━━ Dataset extract ━━

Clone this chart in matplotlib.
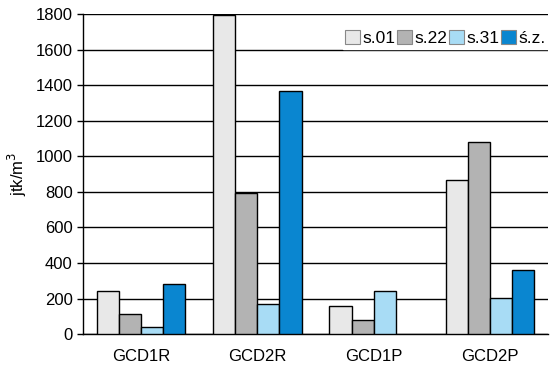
import matplotlib
matplotlib.use("Agg")
import matplotlib.pyplot as plt
import numpy as np

plt.rcParams['font.family'] = ['Liberation Sans', 'DejaVu Sans']

categories = ["GCD1R", "GCD2R", "GCD1P", "GCD2P"]
series_names = ["s.01", "s.22", "s.31", "ś.z."]
s01 = [240, 1795, 160, 865]
s22 = [115, 795, 80, 1080]
s31 = [40, 170, 240, 205]
sz = [280, 1365, 0, 362]
colors = ["#e8e8e8", "#b3b3b3", "#a8dcf5", "#0a86d0"]

fig = plt.figure(figsize=(5.54, 3.70), dpi=100)
ax = fig.add_axes([0.150, 0.097, 0.839, 0.865])

x = np.arange(len(categories))
w = 0.19
for i, (vals, c, name) in enumerate(zip([s01, s22, s31, sz], colors, series_names)):
    lws = [1.0 if v > 0 else 0.0 for v in vals]
    ax.bar(x + (i - 1.5) * w, vals, width=w, color=c, edgecolor="black", linewidth=lws,
           label=name, zorder=3)

ax.set_xlim(-0.5, 3.5)
ax.set_ylim(0, 1800)
ax.set_yticks(range(0, 1801, 200))
ax.yaxis.grid(True, color="black", linewidth=1.0, zorder=0)
ax.set_axisbelow(True)
ax.set_xticks(x)
ax.set_xticklabels(categories, fontsize=12)
ax.tick_params(axis='x', length=0, pad=11)
ax.tick_params(axis='y', labelsize=12, length=4, width=1, direction='out')
for s in ["top", "right"]:
    ax.spines[s].set_visible(False)
ax.spines["left"].set_linewidth(1.0)
ax.spines["bottom"].set_linewidth(1.0)
ax.set_ylabel("jtk/m$^3$", fontsize=12, labelpad=5)

leg = ax.legend(loc="upper right", bbox_to_anchor=(1.02, 0.985), ncol=4, frameon=True,
                prop={'size': 12.5}, handlelength=0.85, handleheight=0.85,
                handletextpad=0.15, columnspacing=0.1, borderpad=0.15, fancybox=False)
leg.get_frame().set_edgecolor("white")
leg.get_frame().set_facecolor("white")
leg.get_frame().set_alpha(1)
for p in leg.get_patches():
    p.set_edgecolor("#888888")
    p.set_linewidth(0.8)

fig.savefig("out.png", dpi=100)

━━━

▶ **Aim of the task**
Quote, please, every line of the material above from its start through the line that has "plt.rcParams['font.family'] = ['Liberation", reproducing the words exactly and dropping any images.

▶ **Solved problem**
Clone this chart in matplotlib.
import matplotlib
matplotlib.use("Agg")
import matplotlib.pyplot as plt
import numpy as np

plt.rcParams['font.family'] = ['Liberation Sans', 'DejaVu Sans']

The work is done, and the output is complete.